STATED EXERCISE: Give back the full listing verbatim, apart from its images.

○ ○ ○ ○ ○

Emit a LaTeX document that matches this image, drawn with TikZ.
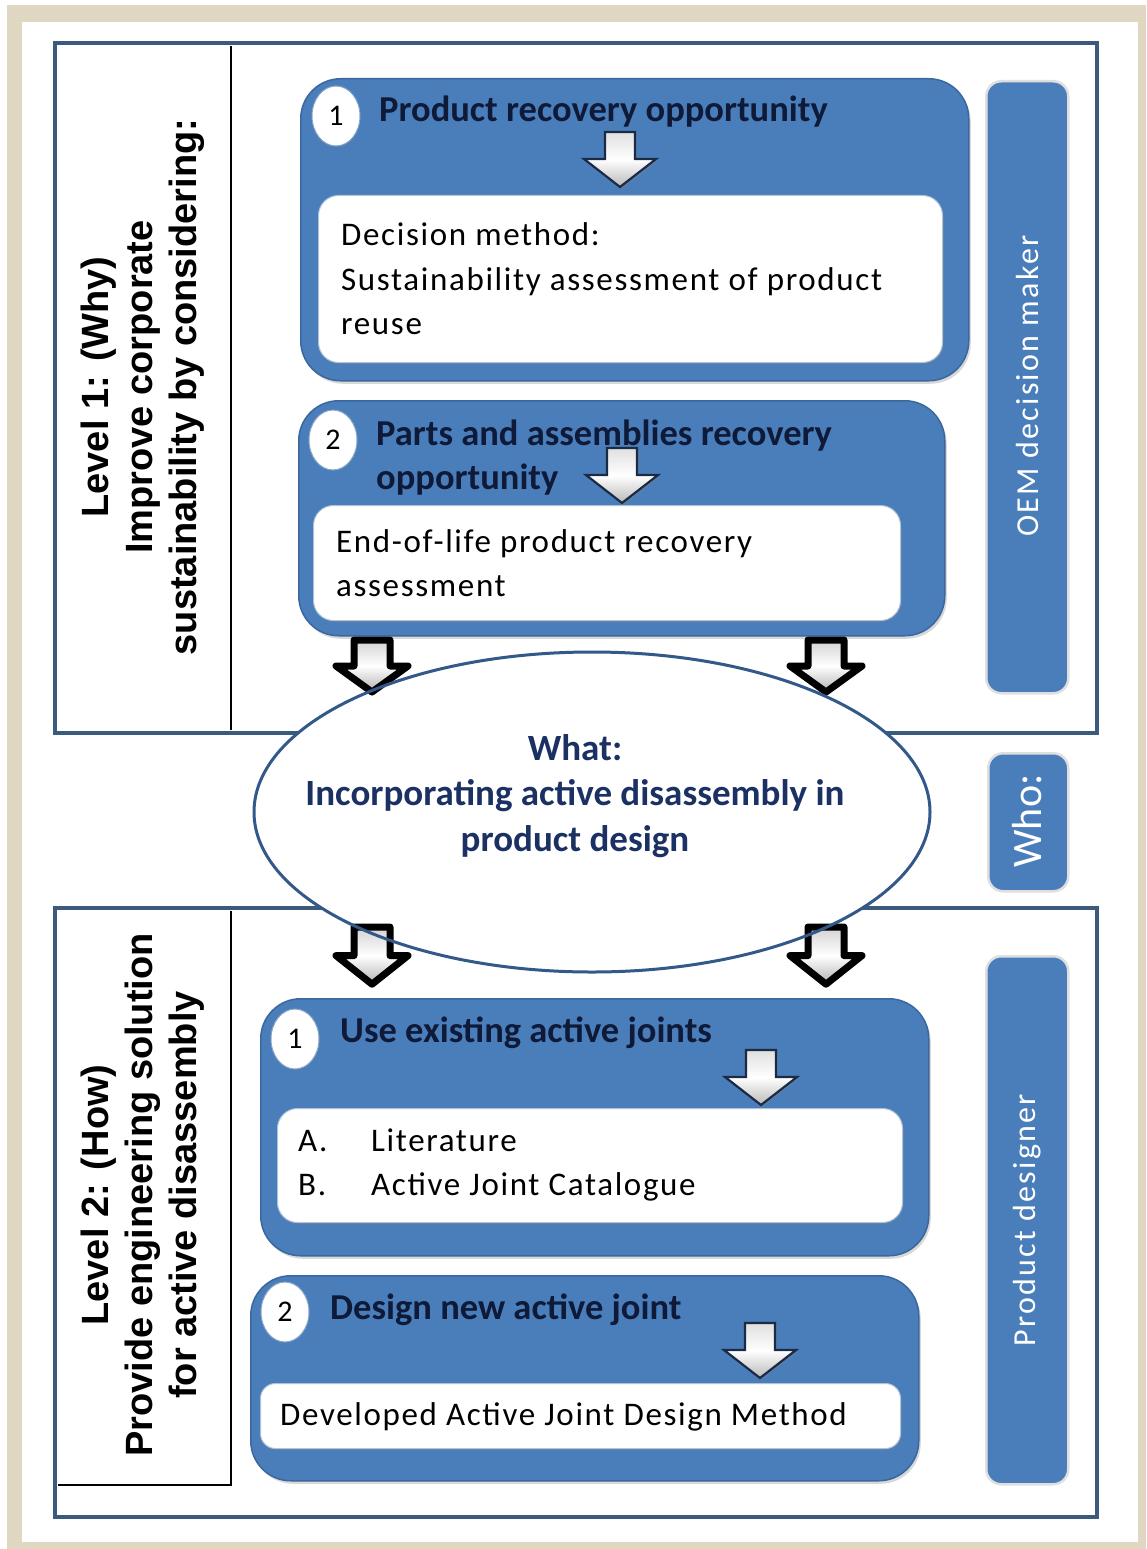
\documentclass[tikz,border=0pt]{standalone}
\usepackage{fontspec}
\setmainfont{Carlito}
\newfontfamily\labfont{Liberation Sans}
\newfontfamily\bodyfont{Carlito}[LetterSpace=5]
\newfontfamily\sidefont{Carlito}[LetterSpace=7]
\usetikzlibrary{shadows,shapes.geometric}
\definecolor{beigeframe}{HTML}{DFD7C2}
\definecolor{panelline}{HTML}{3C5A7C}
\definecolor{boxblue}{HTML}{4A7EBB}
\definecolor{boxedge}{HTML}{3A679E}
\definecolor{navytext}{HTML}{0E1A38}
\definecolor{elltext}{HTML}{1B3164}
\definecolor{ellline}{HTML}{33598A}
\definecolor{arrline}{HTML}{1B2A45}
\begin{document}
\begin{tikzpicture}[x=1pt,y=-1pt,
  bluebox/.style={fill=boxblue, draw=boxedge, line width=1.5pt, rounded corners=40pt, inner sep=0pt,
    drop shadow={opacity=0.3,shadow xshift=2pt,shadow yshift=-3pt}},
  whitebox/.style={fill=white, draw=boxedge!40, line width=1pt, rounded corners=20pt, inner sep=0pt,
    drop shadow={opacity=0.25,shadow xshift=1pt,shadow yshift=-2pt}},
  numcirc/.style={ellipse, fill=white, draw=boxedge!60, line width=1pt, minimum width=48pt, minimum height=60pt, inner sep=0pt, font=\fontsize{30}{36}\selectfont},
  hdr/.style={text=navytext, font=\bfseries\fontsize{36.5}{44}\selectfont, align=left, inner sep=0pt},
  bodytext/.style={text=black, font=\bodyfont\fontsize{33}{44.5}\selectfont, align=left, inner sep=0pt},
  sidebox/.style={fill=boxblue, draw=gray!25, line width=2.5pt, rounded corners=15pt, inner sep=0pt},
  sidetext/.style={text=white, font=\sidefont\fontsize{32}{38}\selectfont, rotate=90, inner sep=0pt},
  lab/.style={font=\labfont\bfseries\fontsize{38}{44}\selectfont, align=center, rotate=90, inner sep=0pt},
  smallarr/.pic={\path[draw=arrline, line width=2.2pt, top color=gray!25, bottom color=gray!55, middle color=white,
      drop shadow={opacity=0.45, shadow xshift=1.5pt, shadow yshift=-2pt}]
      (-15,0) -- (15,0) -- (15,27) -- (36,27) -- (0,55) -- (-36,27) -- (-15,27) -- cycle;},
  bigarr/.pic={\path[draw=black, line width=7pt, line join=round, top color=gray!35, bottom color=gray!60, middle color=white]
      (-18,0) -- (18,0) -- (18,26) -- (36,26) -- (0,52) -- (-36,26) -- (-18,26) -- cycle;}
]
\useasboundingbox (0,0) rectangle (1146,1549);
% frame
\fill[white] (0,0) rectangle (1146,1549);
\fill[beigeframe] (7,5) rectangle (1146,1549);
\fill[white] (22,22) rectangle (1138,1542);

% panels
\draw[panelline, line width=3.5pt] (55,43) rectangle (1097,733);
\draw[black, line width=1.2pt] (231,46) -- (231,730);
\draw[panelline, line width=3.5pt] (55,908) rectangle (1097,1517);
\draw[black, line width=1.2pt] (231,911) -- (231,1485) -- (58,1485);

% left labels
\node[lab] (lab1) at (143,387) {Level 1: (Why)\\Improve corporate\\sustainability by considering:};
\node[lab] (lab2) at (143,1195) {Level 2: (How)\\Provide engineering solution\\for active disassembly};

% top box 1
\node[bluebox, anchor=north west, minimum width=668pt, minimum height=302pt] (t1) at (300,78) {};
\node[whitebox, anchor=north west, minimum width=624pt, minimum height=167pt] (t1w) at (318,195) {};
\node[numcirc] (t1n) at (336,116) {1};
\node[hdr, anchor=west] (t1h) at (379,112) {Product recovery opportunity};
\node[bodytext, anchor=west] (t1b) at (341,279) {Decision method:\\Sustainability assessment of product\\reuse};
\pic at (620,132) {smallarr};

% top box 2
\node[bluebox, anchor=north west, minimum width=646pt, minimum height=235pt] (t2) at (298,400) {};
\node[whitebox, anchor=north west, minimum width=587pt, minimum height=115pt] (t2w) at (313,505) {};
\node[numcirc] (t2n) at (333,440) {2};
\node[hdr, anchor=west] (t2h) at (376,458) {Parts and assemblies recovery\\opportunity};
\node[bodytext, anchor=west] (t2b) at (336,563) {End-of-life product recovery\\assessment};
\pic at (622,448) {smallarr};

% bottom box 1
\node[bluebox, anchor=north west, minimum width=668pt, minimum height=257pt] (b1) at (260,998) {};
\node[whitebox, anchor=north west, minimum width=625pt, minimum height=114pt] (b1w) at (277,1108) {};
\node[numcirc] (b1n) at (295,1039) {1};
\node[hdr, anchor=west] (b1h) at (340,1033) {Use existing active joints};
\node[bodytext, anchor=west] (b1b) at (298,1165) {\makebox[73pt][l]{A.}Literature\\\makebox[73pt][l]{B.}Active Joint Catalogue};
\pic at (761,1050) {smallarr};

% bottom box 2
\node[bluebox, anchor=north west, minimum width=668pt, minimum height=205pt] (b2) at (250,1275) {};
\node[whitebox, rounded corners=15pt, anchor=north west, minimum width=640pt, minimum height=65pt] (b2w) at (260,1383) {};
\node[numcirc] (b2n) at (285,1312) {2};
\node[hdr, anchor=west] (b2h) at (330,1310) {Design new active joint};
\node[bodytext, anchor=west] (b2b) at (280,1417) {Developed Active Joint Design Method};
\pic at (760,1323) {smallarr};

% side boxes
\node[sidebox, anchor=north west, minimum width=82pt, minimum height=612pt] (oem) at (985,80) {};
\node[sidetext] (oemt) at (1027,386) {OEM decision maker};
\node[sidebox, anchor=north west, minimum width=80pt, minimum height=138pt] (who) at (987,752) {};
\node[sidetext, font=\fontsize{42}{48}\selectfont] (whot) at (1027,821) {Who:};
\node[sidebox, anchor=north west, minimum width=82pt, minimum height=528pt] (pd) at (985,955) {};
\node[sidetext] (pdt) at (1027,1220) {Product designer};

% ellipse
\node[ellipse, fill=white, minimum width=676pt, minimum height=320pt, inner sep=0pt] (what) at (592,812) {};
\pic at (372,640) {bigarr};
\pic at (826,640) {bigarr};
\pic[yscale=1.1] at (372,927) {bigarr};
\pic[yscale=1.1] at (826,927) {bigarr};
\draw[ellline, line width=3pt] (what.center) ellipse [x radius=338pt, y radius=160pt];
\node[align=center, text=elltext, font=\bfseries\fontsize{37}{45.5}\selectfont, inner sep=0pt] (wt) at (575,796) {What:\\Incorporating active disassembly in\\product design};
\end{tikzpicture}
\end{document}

○ ○ ○ ○ ○

RESPONSE BELOW:
Emit a LaTeX document that matches this image, drawn with TikZ.
\documentclass[tikz,border=0pt]{standalone}
\usepackage{fontspec}
\setmainfont{Carlito}
\newfontfamily\labfont{Liberation Sans}
\newfontfamily\bodyfont{Carlito}[LetterSpace=5]
\newfontfamily\sidefont{Carlito}[LetterSpace=7]
\usetikzlibrary{shadows,shapes.geometric}
\definecolor{beigeframe}{HTML}{DFD7C2}
\definecolor{panelline}{HTML}{3C5A7C}
\definecolor{boxblue}{HTML}{4A7EBB}
\definecolor{boxedge}{HTML}{3A679E}
\definecolor{navytext}{HTML}{0E1A38}
\definecolor{elltext}{HTML}{1B3164}
\definecolor{ellline}{HTML}{33598A}
\definecolor{arrline}{HTML}{1B2A45}
\begin{document}
\begin{tikzpicture}[x=1pt,y=-1pt,
  bluebox/.style={fill=boxblue, draw=boxedge, line width=1.5pt, rounded corners=40pt, inner sep=0pt,
    drop shadow={opacity=0.3,shadow xshift=2pt,shadow yshift=-3pt}},
  whitebox/.style={fill=white, draw=boxedge!40, line width=1pt, rounded corners=20pt, inner sep=0pt,
    drop shadow={opacity=0.25,shadow xshift=1pt,shadow yshift=-2pt}},
  numcirc/.style={ellipse, fill=white, draw=boxedge!60, line width=1pt, minimum width=48pt, minimum height=60pt, inner sep=0pt, font=\fontsize{30}{36}\selectfont},
  hdr/.style={text=navytext, font=\bfseries\fontsize{36.5}{44}\selectfont, align=left, inner sep=0pt},
  bodytext/.style={text=black, font=\bodyfont\fontsize{33}{44.5}\selectfont, align=left, inner sep=0pt},
  sidebox/.style={fill=boxblue, draw=gray!25, line width=2.5pt, rounded corners=15pt, inner sep=0pt},
  sidetext/.style={text=white, font=\sidefont\fontsize{32}{38}\selectfont, rotate=90, inner sep=0pt},
  lab/.style={font=\labfont\bfseries\fontsize{38}{44}\selectfont, align=center, rotate=90, inner sep=0pt},
  smallarr/.pic={\path[draw=arrline, line width=2.2pt, top color=gray!25, bottom color=gray!55, middle color=white,
      drop shadow={opacity=0.45, shadow xshift=1.5pt, shadow yshift=-2pt}]
      (-15,0) -- (15,0) -- (15,27) -- (36,27) -- (0,55) -- (-36,27) -- (-15,27) -- cycle;},
  bigarr/.pic={\path[draw=black, line width=7pt, line join=round, top color=gray!35, bottom color=gray!60, middle color=white]
      (-18,0) -- (18,0) -- (18,26) -- (36,26) -- (0,52) -- (-36,26) -- (-18,26) -- cycle;}
]
\useasboundingbox (0,0) rectangle (1146,1549);
% frame
\fill[white] (0,0) rectangle (1146,1549);
\fill[beigeframe] (7,5) rectangle (1146,1549);
\fill[white] (22,22) rectangle (1138,1542);

% panels
\draw[panelline, line width=3.5pt] (55,43) rectangle (1097,733);
\draw[black, line width=1.2pt] (231,46) -- (231,730);
\draw[panelline, line width=3.5pt] (55,908) rectangle (1097,1517);
\draw[black, line width=1.2pt] (231,911) -- (231,1485) -- (58,1485);

% left labels
\node[lab] (lab1) at (143,387) {Level 1: (Why)\\Improve corporate\\sustainability by considering:};
\node[lab] (lab2) at (143,1195) {Level 2: (How)\\Provide engineering solution\\for active disassembly};

% top box 1
\node[bluebox, anchor=north west, minimum width=668pt, minimum height=302pt] (t1) at (300,78) {};
\node[whitebox, anchor=north west, minimum width=624pt, minimum height=167pt] (t1w) at (318,195) {};
\node[numcirc] (t1n) at (336,116) {1};
\node[hdr, anchor=west] (t1h) at (379,112) {Product recovery opportunity};
\node[bodytext, anchor=west] (t1b) at (341,279) {Decision method:\\Sustainability assessment of product\\reuse};
\pic at (620,132) {smallarr};

% top box 2
\node[bluebox, anchor=north west, minimum width=646pt, minimum height=235pt] (t2) at (298,400) {};
\node[whitebox, anchor=north west, minimum width=587pt, minimum height=115pt] (t2w) at (313,505) {};
\node[numcirc] (t2n) at (333,440) {2};
\node[hdr, anchor=west] (t2h) at (376,458) {Parts and assemblies recovery\\opportunity};
\node[bodytext, anchor=west] (t2b) at (336,563) {End-of-life product recovery\\assessment};
\pic at (622,448) {smallarr};

% bottom box 1
\node[bluebox, anchor=north west, minimum width=668pt, minimum height=257pt] (b1) at (260,998) {};
\node[whitebox, anchor=north west, minimum width=625pt, minimum height=114pt] (b1w) at (277,1108) {};
\node[numcirc] (b1n) at (295,1039) {1};
\node[hdr, anchor=west] (b1h) at (340,1033) {Use existing active joints};
\node[bodytext, anchor=west] (b1b) at (298,1165) {\makebox[73pt][l]{A.}Literature\\\makebox[73pt][l]{B.}Active Joint Catalogue};
\pic at (761,1050) {smallarr};

% bottom box 2
\node[bluebox, anchor=north west, minimum width=668pt, minimum height=205pt] (b2) at (250,1275) {};
\node[whitebox, rounded corners=15pt, anchor=north west, minimum width=640pt, minimum height=65pt] (b2w) at (260,1383) {};
\node[numcirc] (b2n) at (285,1312) {2};
\node[hdr, anchor=west] (b2h) at (330,1310) {Design new active joint};
\node[bodytext, anchor=west] (b2b) at (280,1417) {Developed Active Joint Design Method};
\pic at (760,1323) {smallarr};

% side boxes
\node[sidebox, anchor=north west, minimum width=82pt, minimum height=612pt] (oem) at (985,80) {};
\node[sidetext] (oemt) at (1027,386) {OEM decision maker};
\node[sidebox, anchor=north west, minimum width=80pt, minimum height=138pt] (who) at (987,752) {};
\node[sidetext, font=\fontsize{42}{48}\selectfont] (whot) at (1027,821) {Who:};
\node[sidebox, anchor=north west, minimum width=82pt, minimum height=528pt] (pd) at (985,955) {};
\node[sidetext] (pdt) at (1027,1220) {Product designer};

% ellipse
\node[ellipse, fill=white, minimum width=676pt, minimum height=320pt, inner sep=0pt] (what) at (592,812) {};
\pic at (372,640) {bigarr};
\pic at (826,640) {bigarr};
\pic[yscale=1.1] at (372,927) {bigarr};
\pic[yscale=1.1] at (826,927) {bigarr};
\draw[ellline, line width=3pt] (what.center) ellipse [x radius=338pt, y radius=160pt];
\node[align=center, text=elltext, font=\bfseries\fontsize{37}{45.5}\selectfont, inner sep=0pt] (wt) at (575,796) {What:\\Incorporating active disassembly in\\product design};
\end{tikzpicture}
\end{document}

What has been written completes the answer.